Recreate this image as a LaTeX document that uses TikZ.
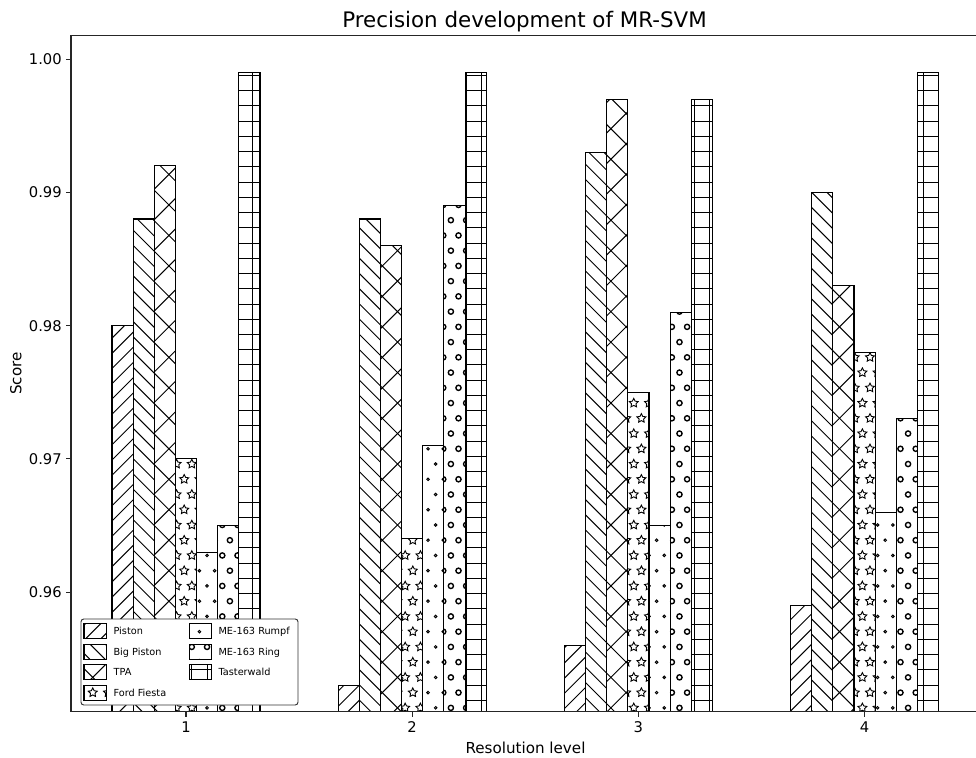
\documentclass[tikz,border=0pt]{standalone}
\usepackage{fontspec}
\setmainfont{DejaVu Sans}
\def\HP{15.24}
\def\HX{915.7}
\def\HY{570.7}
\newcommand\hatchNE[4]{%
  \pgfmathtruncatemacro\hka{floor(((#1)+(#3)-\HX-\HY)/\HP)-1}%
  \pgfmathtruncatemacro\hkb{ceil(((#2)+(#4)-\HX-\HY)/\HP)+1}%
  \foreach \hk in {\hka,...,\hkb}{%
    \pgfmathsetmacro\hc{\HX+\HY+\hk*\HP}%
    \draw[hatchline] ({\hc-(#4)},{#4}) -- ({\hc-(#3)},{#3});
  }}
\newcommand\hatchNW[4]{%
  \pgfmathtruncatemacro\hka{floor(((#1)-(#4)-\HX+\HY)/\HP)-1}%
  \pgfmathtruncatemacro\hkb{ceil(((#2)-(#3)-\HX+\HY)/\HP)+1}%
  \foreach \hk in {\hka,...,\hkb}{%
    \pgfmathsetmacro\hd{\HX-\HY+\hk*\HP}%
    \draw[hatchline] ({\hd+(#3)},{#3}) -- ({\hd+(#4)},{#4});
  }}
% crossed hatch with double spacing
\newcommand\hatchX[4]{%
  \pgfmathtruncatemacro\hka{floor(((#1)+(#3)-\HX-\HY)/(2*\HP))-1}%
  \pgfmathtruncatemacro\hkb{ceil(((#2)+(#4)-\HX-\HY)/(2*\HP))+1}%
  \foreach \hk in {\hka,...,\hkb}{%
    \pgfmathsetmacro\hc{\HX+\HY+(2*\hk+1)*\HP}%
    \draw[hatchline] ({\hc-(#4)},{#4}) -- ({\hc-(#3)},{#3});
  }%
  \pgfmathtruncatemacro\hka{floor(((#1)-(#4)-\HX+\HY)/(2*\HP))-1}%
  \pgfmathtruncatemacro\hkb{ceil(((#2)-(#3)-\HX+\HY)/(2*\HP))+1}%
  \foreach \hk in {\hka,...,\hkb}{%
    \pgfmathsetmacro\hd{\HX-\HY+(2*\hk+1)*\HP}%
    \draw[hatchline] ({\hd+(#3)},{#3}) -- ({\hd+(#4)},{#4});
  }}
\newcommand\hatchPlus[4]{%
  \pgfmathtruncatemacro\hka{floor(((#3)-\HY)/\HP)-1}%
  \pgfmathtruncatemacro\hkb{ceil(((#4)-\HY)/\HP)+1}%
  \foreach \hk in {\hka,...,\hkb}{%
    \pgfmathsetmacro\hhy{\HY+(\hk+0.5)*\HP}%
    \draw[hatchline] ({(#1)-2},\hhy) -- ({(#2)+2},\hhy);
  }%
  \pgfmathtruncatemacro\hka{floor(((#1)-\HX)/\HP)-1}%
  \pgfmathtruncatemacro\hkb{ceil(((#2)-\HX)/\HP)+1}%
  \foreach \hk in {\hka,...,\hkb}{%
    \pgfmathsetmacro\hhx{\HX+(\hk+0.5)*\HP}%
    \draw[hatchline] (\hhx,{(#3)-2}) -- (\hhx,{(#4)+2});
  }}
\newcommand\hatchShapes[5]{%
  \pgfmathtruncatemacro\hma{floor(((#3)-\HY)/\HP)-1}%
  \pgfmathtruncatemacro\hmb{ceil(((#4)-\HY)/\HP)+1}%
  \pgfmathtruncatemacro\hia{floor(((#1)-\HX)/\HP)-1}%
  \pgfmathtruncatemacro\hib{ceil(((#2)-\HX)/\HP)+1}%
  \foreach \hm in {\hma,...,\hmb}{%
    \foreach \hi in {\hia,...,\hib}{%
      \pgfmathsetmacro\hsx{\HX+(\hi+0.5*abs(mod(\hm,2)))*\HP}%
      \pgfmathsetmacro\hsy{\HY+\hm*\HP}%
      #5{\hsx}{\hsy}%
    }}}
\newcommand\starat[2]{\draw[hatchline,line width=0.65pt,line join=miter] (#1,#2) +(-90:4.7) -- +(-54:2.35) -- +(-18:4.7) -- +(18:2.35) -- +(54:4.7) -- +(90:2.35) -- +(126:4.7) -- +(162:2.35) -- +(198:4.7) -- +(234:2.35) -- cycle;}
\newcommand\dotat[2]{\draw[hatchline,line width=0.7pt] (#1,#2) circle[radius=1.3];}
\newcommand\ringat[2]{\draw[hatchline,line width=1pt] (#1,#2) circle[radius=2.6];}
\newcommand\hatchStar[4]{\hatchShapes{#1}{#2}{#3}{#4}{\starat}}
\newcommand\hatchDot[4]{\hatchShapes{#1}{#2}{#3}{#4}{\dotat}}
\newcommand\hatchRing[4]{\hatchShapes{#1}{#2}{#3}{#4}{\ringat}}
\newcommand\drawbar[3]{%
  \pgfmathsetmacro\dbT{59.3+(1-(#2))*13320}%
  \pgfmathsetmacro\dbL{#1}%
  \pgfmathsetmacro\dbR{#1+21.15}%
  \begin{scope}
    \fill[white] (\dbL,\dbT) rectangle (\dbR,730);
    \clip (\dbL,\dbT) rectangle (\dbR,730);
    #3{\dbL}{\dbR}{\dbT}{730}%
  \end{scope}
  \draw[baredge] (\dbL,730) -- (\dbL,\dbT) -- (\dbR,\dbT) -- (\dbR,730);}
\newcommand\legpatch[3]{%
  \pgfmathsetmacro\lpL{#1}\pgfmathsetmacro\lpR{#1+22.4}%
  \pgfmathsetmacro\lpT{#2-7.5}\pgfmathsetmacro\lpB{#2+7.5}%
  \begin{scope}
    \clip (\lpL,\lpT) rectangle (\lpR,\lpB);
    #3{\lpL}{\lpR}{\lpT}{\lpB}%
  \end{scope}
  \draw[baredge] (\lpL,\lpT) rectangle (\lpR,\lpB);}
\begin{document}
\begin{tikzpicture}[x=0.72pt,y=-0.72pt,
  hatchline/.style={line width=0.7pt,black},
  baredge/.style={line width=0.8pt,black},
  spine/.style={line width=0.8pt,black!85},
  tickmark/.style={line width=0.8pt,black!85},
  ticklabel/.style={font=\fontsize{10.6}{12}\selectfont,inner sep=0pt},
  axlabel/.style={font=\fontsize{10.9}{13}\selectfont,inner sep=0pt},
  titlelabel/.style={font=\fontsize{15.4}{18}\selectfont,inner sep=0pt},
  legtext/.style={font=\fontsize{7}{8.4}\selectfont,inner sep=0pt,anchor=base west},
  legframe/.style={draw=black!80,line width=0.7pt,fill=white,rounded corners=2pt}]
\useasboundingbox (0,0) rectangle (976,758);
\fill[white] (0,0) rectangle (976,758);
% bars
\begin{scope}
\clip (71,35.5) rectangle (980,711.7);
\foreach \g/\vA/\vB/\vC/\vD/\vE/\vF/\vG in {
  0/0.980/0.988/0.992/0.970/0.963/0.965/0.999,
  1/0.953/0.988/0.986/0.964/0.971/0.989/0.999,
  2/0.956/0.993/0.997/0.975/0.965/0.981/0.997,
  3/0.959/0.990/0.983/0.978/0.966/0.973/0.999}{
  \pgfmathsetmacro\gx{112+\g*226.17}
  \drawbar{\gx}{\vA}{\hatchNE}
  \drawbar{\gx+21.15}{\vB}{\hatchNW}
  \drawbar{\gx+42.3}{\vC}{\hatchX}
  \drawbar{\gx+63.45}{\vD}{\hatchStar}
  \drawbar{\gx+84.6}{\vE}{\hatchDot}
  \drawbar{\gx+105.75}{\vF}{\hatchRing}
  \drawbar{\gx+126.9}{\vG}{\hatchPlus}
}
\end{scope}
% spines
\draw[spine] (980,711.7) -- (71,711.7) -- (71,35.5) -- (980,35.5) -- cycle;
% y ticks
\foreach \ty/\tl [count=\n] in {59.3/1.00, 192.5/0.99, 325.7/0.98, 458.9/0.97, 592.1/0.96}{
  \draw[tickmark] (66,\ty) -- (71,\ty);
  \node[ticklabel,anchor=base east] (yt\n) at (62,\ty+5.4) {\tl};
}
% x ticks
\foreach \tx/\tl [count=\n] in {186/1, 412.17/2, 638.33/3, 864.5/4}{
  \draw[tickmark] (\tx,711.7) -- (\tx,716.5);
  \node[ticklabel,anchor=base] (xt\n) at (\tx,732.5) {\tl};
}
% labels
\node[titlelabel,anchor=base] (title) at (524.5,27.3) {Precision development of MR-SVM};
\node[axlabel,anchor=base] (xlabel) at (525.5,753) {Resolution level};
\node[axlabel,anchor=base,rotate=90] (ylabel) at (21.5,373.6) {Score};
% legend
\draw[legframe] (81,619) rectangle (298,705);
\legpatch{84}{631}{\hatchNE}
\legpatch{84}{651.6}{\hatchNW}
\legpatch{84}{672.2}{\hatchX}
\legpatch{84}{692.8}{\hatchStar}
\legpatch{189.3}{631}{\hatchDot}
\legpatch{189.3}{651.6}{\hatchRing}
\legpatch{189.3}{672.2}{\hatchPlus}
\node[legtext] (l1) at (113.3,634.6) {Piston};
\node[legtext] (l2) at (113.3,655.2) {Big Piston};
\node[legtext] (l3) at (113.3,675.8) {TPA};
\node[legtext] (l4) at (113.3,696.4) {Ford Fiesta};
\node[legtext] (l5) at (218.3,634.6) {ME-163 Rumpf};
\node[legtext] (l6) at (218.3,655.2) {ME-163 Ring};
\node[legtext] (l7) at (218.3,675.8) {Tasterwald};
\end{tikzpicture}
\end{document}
※ ※ ※
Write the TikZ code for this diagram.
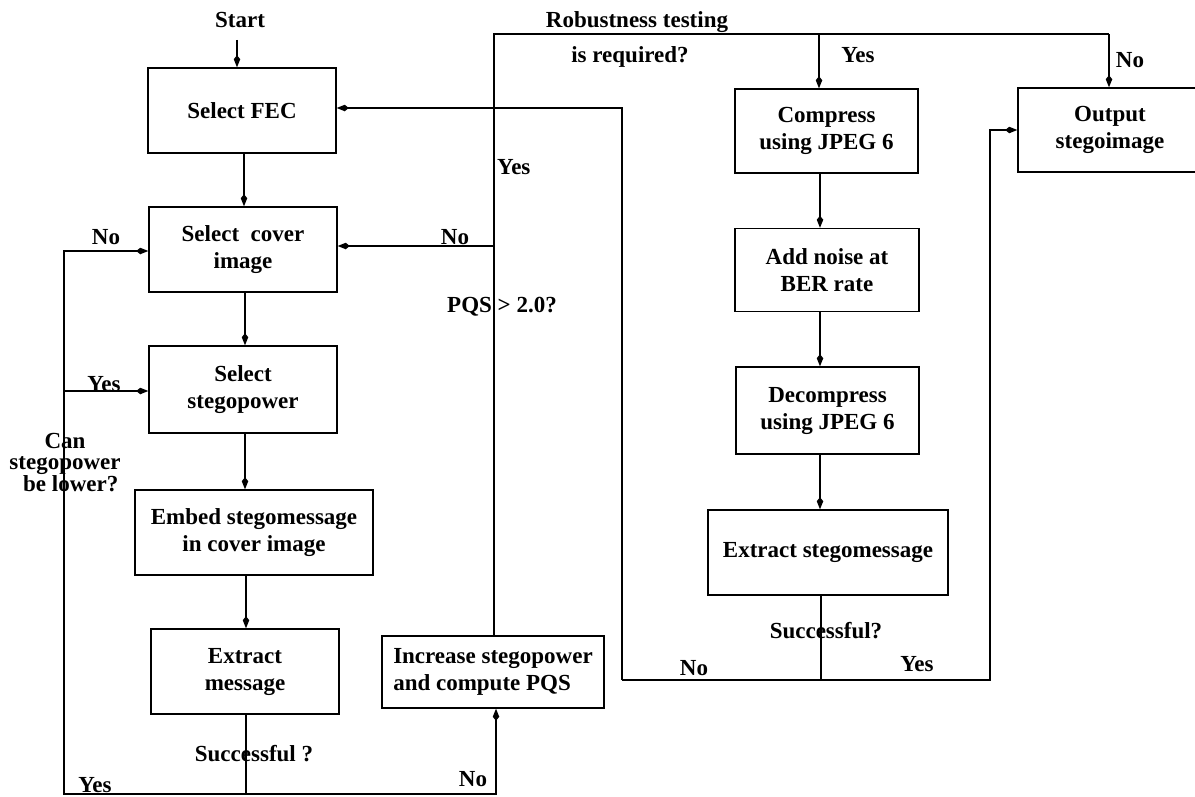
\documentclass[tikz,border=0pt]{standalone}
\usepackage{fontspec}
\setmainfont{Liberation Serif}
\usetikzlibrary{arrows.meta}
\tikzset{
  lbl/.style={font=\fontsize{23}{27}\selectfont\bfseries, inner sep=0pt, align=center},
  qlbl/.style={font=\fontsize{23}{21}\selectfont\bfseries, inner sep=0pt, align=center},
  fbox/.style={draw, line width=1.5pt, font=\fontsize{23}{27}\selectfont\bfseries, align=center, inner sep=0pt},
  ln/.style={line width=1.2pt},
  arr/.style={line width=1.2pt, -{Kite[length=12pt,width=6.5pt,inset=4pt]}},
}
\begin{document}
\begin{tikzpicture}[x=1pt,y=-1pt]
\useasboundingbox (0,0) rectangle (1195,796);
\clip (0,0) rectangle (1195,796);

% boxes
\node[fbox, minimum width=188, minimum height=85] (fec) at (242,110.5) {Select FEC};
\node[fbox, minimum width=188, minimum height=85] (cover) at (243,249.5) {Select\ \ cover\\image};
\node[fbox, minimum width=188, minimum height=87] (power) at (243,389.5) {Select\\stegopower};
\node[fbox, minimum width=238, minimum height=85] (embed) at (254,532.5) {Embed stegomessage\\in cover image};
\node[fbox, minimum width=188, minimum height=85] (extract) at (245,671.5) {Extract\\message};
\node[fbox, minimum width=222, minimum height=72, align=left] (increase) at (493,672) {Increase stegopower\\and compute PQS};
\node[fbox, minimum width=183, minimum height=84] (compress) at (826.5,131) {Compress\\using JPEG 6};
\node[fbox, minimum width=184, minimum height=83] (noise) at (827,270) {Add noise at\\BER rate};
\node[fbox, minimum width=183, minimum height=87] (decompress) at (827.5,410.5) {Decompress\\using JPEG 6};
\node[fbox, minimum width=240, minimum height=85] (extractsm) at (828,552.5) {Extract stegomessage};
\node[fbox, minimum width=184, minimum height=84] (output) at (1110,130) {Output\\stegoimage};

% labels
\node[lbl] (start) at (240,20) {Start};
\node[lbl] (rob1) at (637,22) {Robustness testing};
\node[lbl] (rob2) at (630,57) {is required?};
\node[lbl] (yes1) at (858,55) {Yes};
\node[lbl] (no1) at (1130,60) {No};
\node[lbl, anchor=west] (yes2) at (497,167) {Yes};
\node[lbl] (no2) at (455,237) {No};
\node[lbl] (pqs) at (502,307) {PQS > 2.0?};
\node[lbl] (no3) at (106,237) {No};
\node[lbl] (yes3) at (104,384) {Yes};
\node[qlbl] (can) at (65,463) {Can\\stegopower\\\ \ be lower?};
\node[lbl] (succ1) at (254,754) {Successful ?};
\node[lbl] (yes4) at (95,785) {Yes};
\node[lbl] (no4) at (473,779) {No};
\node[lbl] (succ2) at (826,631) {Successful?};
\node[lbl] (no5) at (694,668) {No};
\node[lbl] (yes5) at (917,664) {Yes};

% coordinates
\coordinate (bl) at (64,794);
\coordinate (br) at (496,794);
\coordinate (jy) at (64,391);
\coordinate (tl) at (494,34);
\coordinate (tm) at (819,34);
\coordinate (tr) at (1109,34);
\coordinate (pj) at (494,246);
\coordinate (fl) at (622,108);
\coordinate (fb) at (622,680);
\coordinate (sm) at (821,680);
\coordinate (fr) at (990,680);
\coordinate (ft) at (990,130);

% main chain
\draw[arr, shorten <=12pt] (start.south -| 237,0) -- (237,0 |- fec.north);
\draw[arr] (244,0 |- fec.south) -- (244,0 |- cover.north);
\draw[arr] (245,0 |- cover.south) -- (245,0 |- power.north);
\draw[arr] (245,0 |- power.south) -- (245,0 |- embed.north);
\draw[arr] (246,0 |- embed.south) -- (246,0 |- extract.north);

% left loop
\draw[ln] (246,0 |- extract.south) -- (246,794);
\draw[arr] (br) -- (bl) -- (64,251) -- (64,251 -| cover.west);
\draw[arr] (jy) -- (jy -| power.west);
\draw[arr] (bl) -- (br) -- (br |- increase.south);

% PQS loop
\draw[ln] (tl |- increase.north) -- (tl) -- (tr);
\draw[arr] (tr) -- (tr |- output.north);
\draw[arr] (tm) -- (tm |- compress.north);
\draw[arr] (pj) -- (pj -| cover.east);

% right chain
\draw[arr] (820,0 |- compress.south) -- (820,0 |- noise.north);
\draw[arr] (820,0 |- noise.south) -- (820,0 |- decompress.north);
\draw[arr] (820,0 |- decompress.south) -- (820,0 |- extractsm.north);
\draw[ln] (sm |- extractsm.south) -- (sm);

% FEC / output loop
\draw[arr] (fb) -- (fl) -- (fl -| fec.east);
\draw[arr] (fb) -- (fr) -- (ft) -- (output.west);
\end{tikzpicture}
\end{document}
※ ※ ※
THE EXERCISE: Find the string "this" in the listing and return every line that holds it.

REPLY:
Recreate this image as a LaTeX document that uses TikZ.
Write the TikZ code for this diagram.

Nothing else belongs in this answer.